The Great Gatsby / F. Scott Fitzgerald
First read it as a uni student; began re-reading this year it as I keep hearing how it’s so many people’s favourite book in the world. Actually I found it mannered and a bit tedious, and put it aside half-way through (and it’s not even a long book). Oh well.
Griffith Review: Fiction
The Final Solution / Michael Chabon
A slight and wistful tale set in England with an elderly Sherlock Holmes. Quite different to his other big novels. Okay but not as wonderful as I hoped.
A Model World / Michael Chabon
Short stories/novellas, very carefully written, Richard-Ford-esque, beautifully turned but again, not as ebullient as Kavalier & Clay.
Gentlemen of the Road / Michael Chabon
His books seemed to get thinner and slighter as I went along! This is a historical picaresque, enjoyable but forgettable.
The Last Thread / Michael Sala
Memoir I read for a review for ABR, very nicely written, frustratingly self-conscious.
The Little Friend / Donna Tartt
Quite different to ‘The Secret History’, a big sprawling Southern Gothic novel about a young girl in a sinister world. I liked it very much, and more and more as I read, though I felt I could sense Tartt’s confidence creaking at times and there were (I can’t believe I’m saying this) too many adjectives. Still, I was sorry when it ended.
The Mortgaged Heart / Carson McCullers
The library didn’t have her classics so I tried this, short stories and bits and pieces from her beginnings, nice if self-conscious little stories with memorable imagery and suggestions of great things to come. I’d like to read her more famous works now.
As I Lay Dying / William Faulkner
Another famous classic that defeated me, just days before I saw Marieke on television extolling its virtues. Maybe I just wasn’t in the mood.
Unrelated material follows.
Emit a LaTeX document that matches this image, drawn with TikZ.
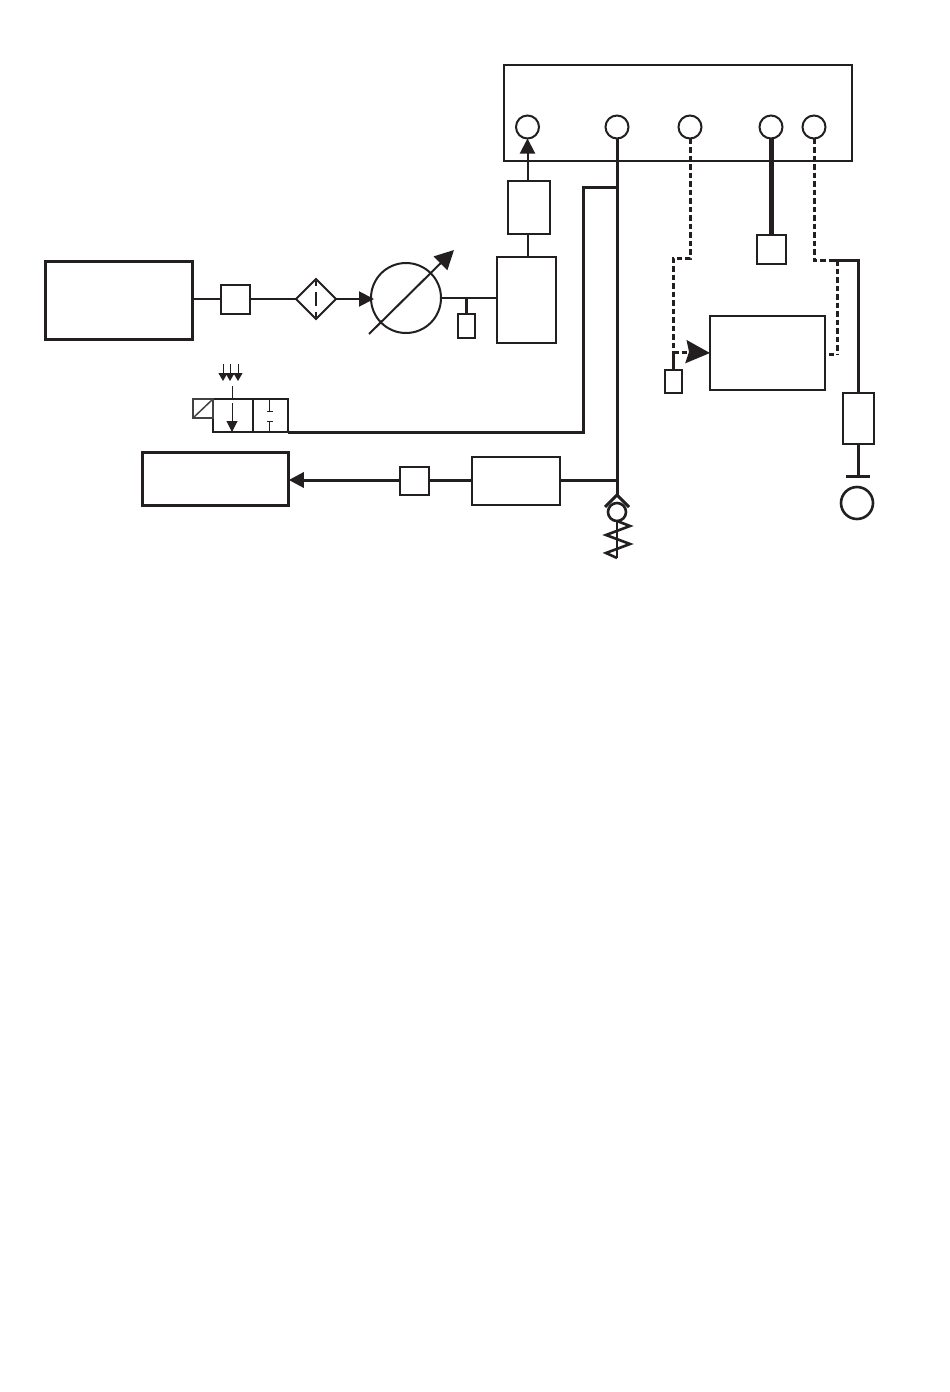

Man in the Dark / Paul Auster
People keep telling me how great Auster is, and I keep trying him, and wondering what the fuss is about. Did I even finish this? I can’t remember.
Constantinople / ?
Some book about the fall of Constantinople (a perennial fascination for me), which sadly I ran out of time to finish and don’t remember the author’s name. It was interesting, though.
American Gods / Neil Gaiman
I bought this in the quest for sure-fire, bona fide good reads, and enjoyed it and its mixture of horror, mythos and picaresque, but began to get a bit tired towards the end (it’s a big book). I’ve only read a couple of Gaimans, funny since I write a bit in that vein myself.
To the Ends of the Land / David Grossman
Read this in a burst of interest in Middle East politics, and after an inspiring review in NYRB, and it was good, it was okay, following two friends going on a hike in Israel and talking about life and love and their history, but then one night I realised my level of interest was almost zero and there were another 200 pages to go, so that was that.
White Teeth / Zadie Smith
Managed to finish the year by finishing a book! I loved, loved ‘On Beauty’ and this was good too, though that first chapter wouldn’t have got a million-pound advance from me. Uneven, bit saggy and sloppy, but steadied by her fabulous ventriloquist rendering of dialect and voice, and her diligent summoning of her characters and all their perversities. I did enjoy it.
To sum up: read 29 works of non-fiction, and 57 of fiction, total of 86 books, though some of them I didn’t actually finish. That’s one book every 4.2 days! Well, some of them were short and some of them were long. Let’s see how many of them I even remember in a year’s time.